Begin Data section

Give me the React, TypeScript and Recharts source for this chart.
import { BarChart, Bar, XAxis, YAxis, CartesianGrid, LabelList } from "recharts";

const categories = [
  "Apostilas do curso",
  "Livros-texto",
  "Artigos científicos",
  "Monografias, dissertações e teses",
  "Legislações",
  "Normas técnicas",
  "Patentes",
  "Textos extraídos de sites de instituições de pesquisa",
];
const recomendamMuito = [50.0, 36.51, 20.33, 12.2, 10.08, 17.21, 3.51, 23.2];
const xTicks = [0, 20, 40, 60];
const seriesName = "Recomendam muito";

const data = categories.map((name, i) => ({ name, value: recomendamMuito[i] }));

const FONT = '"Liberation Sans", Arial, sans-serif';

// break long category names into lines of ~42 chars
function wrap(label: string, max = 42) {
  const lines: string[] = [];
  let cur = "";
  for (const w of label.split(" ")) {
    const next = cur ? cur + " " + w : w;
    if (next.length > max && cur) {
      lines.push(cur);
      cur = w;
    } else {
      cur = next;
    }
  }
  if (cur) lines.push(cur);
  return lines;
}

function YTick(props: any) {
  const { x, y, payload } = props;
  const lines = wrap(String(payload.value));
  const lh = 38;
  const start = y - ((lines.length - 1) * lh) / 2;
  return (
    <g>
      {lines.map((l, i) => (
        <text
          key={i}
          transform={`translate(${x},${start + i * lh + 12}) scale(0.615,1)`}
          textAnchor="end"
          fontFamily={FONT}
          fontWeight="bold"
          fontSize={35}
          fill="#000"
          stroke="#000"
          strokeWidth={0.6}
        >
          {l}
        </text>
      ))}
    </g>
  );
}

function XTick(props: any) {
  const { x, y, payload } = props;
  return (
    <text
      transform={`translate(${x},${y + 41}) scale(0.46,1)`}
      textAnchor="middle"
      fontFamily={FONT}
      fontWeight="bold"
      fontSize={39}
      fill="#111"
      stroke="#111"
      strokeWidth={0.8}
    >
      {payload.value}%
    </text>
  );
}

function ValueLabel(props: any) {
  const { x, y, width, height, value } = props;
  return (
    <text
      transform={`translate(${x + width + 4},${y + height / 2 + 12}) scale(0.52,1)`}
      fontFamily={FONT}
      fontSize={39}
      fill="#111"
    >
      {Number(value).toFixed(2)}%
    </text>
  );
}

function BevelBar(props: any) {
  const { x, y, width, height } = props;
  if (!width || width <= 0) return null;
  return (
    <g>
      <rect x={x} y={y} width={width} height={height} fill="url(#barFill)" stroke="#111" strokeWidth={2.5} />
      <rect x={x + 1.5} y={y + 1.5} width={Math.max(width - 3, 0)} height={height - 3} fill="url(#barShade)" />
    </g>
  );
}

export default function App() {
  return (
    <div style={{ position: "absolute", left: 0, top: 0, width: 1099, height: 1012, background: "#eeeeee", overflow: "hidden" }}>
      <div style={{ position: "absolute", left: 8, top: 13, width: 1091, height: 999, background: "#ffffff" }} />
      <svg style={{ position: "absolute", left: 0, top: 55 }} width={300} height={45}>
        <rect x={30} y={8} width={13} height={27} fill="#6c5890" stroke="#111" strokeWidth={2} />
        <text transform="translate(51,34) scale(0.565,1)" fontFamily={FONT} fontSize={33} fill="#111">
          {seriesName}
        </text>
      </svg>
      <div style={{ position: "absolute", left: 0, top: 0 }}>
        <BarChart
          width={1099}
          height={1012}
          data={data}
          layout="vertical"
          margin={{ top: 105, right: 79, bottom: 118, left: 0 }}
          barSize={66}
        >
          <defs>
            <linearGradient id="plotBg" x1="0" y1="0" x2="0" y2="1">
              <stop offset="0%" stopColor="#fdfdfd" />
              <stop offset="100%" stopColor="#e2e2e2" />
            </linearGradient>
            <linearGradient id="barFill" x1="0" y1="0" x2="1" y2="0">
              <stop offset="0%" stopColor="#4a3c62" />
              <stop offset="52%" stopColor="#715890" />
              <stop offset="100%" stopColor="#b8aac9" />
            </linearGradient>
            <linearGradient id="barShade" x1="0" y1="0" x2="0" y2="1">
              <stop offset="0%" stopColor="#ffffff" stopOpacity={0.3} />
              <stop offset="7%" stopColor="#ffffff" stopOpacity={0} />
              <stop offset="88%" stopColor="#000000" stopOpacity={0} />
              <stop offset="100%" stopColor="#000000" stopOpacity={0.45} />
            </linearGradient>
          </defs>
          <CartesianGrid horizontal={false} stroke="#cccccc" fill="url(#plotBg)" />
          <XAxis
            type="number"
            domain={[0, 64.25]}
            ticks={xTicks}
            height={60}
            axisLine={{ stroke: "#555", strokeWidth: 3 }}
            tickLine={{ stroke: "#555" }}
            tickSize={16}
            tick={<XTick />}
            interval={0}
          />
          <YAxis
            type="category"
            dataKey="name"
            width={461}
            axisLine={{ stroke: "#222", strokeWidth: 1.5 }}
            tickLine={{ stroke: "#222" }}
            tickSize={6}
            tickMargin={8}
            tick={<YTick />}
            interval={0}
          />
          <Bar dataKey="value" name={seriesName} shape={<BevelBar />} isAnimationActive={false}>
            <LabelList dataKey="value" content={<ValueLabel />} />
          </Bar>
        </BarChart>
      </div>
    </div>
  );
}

End Data section
Begin Data section

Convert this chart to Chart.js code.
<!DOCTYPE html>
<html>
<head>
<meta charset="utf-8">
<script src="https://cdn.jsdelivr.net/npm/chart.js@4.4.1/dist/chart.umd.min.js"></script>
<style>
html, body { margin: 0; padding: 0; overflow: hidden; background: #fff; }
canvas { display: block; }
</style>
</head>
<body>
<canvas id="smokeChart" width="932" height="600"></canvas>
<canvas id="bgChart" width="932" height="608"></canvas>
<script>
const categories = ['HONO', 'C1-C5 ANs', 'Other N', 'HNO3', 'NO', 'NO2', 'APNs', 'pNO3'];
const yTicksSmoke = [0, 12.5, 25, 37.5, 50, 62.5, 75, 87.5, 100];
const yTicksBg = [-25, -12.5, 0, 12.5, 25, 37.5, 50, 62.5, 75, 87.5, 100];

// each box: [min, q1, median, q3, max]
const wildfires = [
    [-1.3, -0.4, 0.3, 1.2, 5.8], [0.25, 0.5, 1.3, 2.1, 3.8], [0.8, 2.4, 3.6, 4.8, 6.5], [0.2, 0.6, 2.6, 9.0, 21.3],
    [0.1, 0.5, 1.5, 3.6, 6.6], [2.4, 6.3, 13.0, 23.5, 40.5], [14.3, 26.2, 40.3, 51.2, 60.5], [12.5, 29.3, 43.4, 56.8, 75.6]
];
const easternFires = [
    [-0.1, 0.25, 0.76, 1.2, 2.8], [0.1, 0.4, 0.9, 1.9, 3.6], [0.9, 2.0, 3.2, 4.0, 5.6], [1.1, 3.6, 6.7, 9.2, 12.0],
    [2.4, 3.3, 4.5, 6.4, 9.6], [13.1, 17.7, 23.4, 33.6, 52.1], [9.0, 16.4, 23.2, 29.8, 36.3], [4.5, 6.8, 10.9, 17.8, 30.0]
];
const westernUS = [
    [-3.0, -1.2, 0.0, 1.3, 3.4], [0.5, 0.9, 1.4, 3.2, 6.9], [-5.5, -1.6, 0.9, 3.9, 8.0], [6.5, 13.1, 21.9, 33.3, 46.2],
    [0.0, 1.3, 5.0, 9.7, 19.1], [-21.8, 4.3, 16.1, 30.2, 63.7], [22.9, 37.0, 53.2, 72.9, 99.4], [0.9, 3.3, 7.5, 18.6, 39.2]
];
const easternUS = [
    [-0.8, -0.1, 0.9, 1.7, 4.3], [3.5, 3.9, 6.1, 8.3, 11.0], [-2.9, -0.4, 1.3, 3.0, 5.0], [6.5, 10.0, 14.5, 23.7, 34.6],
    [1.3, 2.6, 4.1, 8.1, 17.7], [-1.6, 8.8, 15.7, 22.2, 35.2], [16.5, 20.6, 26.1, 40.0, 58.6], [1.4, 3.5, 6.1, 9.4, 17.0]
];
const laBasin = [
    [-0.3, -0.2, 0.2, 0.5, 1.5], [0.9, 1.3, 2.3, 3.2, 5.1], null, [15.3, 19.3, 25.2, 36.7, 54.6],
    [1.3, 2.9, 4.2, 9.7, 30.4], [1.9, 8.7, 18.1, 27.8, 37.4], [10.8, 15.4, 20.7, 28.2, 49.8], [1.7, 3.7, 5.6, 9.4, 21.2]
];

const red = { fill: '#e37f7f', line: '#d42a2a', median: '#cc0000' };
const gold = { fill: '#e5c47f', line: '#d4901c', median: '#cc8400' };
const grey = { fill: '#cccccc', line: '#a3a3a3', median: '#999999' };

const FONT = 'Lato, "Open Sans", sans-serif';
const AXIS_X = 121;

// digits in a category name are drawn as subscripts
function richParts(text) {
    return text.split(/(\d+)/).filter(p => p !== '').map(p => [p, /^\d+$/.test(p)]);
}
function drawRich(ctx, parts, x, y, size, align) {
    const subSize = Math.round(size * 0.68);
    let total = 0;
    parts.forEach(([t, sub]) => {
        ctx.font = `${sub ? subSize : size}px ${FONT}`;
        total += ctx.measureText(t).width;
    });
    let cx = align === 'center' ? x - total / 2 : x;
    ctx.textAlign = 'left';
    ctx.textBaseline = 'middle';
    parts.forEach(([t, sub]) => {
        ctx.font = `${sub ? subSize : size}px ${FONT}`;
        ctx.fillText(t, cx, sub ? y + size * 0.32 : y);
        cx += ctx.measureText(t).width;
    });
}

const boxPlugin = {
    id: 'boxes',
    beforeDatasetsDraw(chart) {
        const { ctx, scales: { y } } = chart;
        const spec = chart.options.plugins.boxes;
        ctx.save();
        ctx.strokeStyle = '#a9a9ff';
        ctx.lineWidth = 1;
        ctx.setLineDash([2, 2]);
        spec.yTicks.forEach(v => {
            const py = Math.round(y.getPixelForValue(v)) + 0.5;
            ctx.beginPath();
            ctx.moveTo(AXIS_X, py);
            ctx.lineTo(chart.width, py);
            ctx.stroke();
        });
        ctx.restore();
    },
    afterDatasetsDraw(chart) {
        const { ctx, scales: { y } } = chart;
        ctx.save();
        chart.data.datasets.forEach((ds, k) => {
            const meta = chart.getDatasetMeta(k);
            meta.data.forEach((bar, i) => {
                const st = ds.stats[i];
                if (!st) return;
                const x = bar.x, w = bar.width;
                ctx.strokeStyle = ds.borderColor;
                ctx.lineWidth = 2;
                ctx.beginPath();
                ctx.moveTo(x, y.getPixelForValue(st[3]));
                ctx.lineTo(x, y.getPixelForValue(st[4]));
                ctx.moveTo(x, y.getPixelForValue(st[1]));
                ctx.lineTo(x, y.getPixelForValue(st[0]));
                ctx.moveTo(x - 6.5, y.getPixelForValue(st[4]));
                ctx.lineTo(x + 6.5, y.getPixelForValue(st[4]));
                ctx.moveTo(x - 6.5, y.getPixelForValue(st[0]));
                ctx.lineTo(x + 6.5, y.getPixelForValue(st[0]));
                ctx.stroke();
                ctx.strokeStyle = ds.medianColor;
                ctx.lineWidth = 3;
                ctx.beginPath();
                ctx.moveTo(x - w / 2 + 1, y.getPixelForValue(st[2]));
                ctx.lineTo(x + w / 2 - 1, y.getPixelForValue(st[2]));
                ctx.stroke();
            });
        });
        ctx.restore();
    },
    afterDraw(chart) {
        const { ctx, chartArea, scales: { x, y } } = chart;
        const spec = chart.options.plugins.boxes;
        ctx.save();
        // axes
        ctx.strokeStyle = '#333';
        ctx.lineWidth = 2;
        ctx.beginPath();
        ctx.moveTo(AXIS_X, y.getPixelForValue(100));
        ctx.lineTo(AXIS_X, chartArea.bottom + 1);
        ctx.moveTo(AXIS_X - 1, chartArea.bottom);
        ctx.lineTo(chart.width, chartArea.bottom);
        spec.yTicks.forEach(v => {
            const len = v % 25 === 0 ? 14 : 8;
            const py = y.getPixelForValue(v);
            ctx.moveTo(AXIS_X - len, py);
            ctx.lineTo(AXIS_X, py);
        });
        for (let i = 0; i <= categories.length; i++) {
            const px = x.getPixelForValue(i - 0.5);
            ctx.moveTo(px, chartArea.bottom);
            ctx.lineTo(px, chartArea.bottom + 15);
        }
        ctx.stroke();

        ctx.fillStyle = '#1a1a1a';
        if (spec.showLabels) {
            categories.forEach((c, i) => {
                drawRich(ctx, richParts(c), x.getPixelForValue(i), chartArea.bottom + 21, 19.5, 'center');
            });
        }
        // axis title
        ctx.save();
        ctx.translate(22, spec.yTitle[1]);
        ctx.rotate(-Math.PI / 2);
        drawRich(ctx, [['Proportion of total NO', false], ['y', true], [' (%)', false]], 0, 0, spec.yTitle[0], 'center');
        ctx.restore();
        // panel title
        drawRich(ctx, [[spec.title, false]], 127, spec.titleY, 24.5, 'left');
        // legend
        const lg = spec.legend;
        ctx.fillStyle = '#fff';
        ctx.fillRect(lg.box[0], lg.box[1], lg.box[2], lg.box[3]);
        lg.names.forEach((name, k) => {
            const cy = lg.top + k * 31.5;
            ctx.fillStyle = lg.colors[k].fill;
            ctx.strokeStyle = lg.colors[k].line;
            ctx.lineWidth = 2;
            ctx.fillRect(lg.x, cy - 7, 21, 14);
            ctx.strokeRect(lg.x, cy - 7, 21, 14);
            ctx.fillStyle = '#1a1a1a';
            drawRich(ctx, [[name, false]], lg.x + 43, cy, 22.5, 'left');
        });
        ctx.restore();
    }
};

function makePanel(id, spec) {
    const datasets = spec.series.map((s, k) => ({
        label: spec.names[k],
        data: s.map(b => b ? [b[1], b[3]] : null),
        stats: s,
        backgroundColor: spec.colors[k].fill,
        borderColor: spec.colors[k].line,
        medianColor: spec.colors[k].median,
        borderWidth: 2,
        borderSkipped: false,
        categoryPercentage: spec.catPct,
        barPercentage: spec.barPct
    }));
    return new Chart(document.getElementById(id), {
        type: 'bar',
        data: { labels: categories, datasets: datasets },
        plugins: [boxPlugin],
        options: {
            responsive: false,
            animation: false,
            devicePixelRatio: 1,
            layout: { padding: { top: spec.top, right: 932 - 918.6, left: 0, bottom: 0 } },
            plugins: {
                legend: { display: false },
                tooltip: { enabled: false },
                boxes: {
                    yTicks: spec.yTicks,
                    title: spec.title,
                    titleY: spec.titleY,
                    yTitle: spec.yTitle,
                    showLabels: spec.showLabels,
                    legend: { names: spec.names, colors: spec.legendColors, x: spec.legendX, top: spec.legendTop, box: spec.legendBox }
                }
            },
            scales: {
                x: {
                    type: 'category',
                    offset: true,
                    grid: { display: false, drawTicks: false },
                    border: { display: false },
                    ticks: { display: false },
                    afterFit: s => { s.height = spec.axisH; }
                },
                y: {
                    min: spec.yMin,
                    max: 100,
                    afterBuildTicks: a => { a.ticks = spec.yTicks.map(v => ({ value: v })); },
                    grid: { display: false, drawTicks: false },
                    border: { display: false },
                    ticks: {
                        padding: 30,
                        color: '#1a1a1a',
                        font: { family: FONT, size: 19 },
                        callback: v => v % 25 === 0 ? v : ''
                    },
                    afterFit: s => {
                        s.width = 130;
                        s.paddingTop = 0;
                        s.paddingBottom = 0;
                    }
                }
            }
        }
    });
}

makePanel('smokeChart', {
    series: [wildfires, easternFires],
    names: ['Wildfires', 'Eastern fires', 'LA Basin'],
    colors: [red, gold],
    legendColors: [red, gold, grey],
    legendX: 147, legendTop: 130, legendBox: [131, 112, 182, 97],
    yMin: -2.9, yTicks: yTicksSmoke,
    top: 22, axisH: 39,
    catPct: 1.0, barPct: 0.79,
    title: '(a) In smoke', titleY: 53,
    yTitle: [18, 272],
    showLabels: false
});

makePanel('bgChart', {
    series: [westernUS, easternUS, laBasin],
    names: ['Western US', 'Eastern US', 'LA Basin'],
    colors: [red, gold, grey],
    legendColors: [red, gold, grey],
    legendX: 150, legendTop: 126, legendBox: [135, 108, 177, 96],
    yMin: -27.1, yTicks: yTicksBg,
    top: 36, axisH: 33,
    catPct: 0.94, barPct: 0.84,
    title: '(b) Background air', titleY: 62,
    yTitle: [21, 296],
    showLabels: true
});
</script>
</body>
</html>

End Data section
Begin Data section

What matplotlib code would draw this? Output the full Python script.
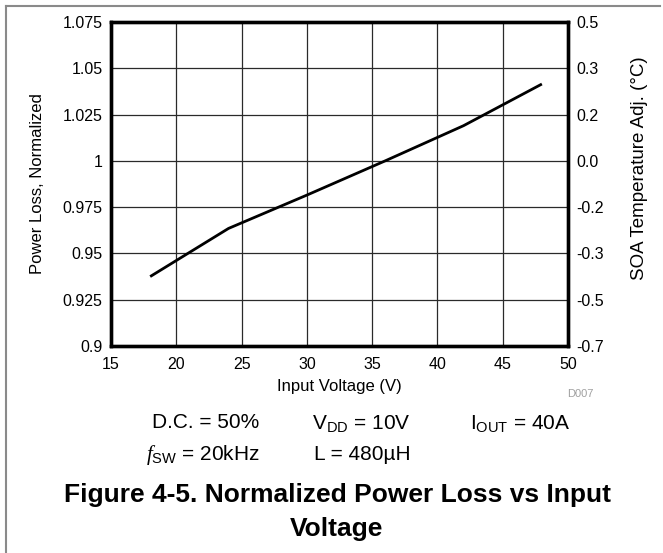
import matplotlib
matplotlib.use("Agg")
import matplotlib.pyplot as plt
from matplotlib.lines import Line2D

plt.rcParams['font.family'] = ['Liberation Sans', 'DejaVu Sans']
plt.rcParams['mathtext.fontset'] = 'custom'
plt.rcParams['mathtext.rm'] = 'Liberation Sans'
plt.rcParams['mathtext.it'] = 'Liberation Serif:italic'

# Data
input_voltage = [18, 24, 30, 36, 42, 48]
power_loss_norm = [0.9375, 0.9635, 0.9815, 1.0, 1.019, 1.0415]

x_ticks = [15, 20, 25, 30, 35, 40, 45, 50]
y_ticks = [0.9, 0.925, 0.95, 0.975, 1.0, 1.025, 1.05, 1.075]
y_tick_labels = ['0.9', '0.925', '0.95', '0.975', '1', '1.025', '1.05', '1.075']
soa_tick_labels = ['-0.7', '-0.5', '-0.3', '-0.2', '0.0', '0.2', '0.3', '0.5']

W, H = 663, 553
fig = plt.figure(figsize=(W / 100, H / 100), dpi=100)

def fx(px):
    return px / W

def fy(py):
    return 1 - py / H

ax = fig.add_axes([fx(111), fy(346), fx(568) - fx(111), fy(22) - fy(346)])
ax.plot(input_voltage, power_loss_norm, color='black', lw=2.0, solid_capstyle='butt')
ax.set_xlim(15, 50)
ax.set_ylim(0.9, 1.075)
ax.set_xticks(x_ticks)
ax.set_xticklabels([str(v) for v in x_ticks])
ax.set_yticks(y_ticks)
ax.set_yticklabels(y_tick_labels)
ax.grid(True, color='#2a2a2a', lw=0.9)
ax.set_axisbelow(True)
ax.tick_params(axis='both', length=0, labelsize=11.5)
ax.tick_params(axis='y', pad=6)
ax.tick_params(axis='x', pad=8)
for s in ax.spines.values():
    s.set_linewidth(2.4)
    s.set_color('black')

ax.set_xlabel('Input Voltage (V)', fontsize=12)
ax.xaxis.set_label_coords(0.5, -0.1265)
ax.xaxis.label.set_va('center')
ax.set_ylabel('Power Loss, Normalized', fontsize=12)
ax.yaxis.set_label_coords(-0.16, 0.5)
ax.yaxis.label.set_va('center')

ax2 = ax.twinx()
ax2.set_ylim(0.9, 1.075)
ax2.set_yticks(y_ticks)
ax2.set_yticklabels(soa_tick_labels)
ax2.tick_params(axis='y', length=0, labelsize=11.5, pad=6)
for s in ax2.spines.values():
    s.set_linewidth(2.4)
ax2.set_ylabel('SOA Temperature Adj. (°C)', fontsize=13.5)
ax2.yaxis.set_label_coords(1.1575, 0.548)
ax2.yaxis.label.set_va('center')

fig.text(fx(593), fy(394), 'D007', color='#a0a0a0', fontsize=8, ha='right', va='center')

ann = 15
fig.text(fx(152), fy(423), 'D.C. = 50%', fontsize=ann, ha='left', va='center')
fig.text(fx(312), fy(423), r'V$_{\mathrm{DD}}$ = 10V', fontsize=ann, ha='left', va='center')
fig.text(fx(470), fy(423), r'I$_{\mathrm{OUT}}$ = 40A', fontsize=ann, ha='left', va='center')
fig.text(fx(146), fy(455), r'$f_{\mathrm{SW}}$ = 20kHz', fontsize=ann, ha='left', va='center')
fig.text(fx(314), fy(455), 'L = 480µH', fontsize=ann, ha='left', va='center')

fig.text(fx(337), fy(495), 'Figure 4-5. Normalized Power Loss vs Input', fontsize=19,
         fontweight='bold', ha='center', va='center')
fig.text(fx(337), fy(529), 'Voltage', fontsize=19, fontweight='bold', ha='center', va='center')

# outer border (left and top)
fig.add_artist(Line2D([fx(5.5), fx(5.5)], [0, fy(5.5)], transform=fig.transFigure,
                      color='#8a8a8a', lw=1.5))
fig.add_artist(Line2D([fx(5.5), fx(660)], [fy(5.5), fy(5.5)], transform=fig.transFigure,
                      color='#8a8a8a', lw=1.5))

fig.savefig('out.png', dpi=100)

End Data section

Directions for this task:
In the entries above, find the line that contains "What matplotlib code" and the line that contains "plt.rcParams['mathtext.it'] = 'Liberation". Reproduce exactly those two lines and every line between them, but not the pictures.

Written solution:
What matplotlib code would draw this? Output the full Python script.
import matplotlib
matplotlib.use("Agg")
import matplotlib.pyplot as plt
from matplotlib.lines import Line2D

plt.rcParams['font.family'] = ['Liberation Sans', 'DejaVu Sans']
plt.rcParams['mathtext.fontset'] = 'custom'
plt.rcParams['mathtext.rm'] = 'Liberation Sans'
plt.rcParams['mathtext.it'] = 'Liberation Serif:italic'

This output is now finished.